周书礼不置可否,他站了起来,问:“洗漱间在哪儿?”
何苗苗楞了一下,说:“你等我一下!”
没过多久,何苗苗拿了一个碗和一支牙刷,牙刷上沾了一点劣质牙膏:“给你!”
周书礼皱了皱眉头,接了过来,开始刷牙。他越来越怀疑,自己并不属于这里。
早饭是汤面,里面放了一个鸡蛋和几根菜叶。
吃完早饭,何苗苗特意在周书礼脸上抹了一层煤灰,并振振有词:“你长得太帅了,容易被老女人拐走,我这是为你好!”
周书礼嗤之以鼻,他只是失忆,又不是脑子坏了!
这一次她开远了一些,来到邻镇的集市卖鱼。
依旧是她在喊卖,周书礼在旁边看着。
这一天很顺利,没有饥渴的妇女来打周书礼的注意,昨天积存的鱼全卖光了。
回去的路上何苗苗很开心,有时哼着歌,有时找周书礼聊天。只是周书礼太冷漠了,他几乎不说话,不过何苗苗并不介意,这样的男人有点性格才是正常。
何苗苗回到小渔村的平房,兴高采烈冲到何农房里,却看到自己的阿爸倒在地上。
“阿爸!”何苗苗惊呼:“阿爸,你怎么了?”
何农还有一些知觉,只是没有力气爬起来,他虚弱的张开嘴,何苗苗把耳朵凑近才听见他说:“是奎哥,不要去医院!”
何苗苗遵从何农的吩咐,没有去医院,而是在家简单的包扎了一下,好在何农伤的不算很重,只是打了一天的鱼本就很累,再加上被揍了一顿,所以倒在地上爬不起来了。
何苗苗煮了一点粥给何农喝,过了一会儿,何农恢复力气,说:“奎哥今天来,让我们还钱!”
“阿爸,你别担心,我会想办法!”
“苗苗,其实我想把白陆卖给他!”
何苗苗惊叫:“阿爸,你怎么可以有这种想法,白陆一看就是出身富贵人家,你怎么可以把他卖到那种地方,我是宁愿我自己做那事,也不要他受半点污染。”
“傻女儿!”何农没有再说什么,他这个女儿自小就比别人有主见。
周书礼并不知道这事,何苗苗也没跟他说,第二天起来时,他仍旧跟着何苗苗去卖鱼。只是回来后,何苗苗就出去了。

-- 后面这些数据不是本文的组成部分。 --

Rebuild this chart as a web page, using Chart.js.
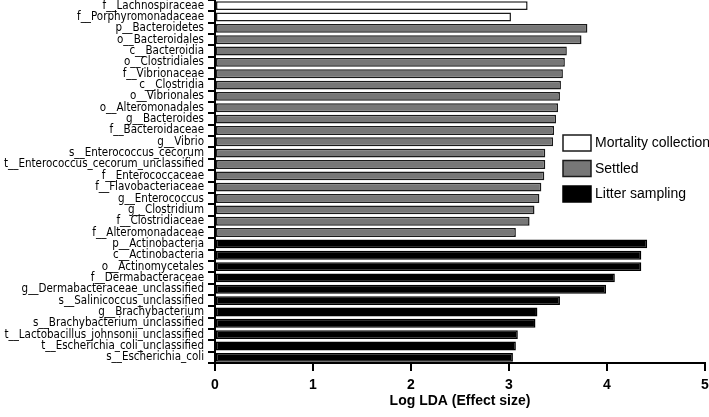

第三天、第四天……何苗苗不再喊他一块儿去卖鱼,而是在房间睡觉。周书礼虽然觉得奇怪,却并不想多管闲事,一直到有一天晚上,何苗苗被人送回来。
周书礼看着她凌乱的衣服和伤痕累累的身体,胸中有一股火不由自主往外冲。
“怎么回事?”周书礼问。
“她今天遇到了一个变态的客人,非要玩S,所以……”送她回来的人小心翼翼说。
……
何苗苗在家休养了数日,而周书礼也彻底明白这些天何苗苗去干了些什么。
“白陆,你会不会看不起我!”何苗苗眼里泛着死气,她只怪自己当时怎么就昏了过去,不然她就是死也不会让周书礼见到她那个样子。
周书礼没有说话,他根本就不知道说什么。
何苗苗脸上凄色更甚。
“我的阿妈是患癌症去世的,未去世前,阿爸为了给她看病,借了高利贷。可是高利贷的利息太高了,这数年我们拼命出海捕鱼还是还不完,那天他们将阿爸打伤,说不还钱,就把我阿爸丢海里喂鱼!”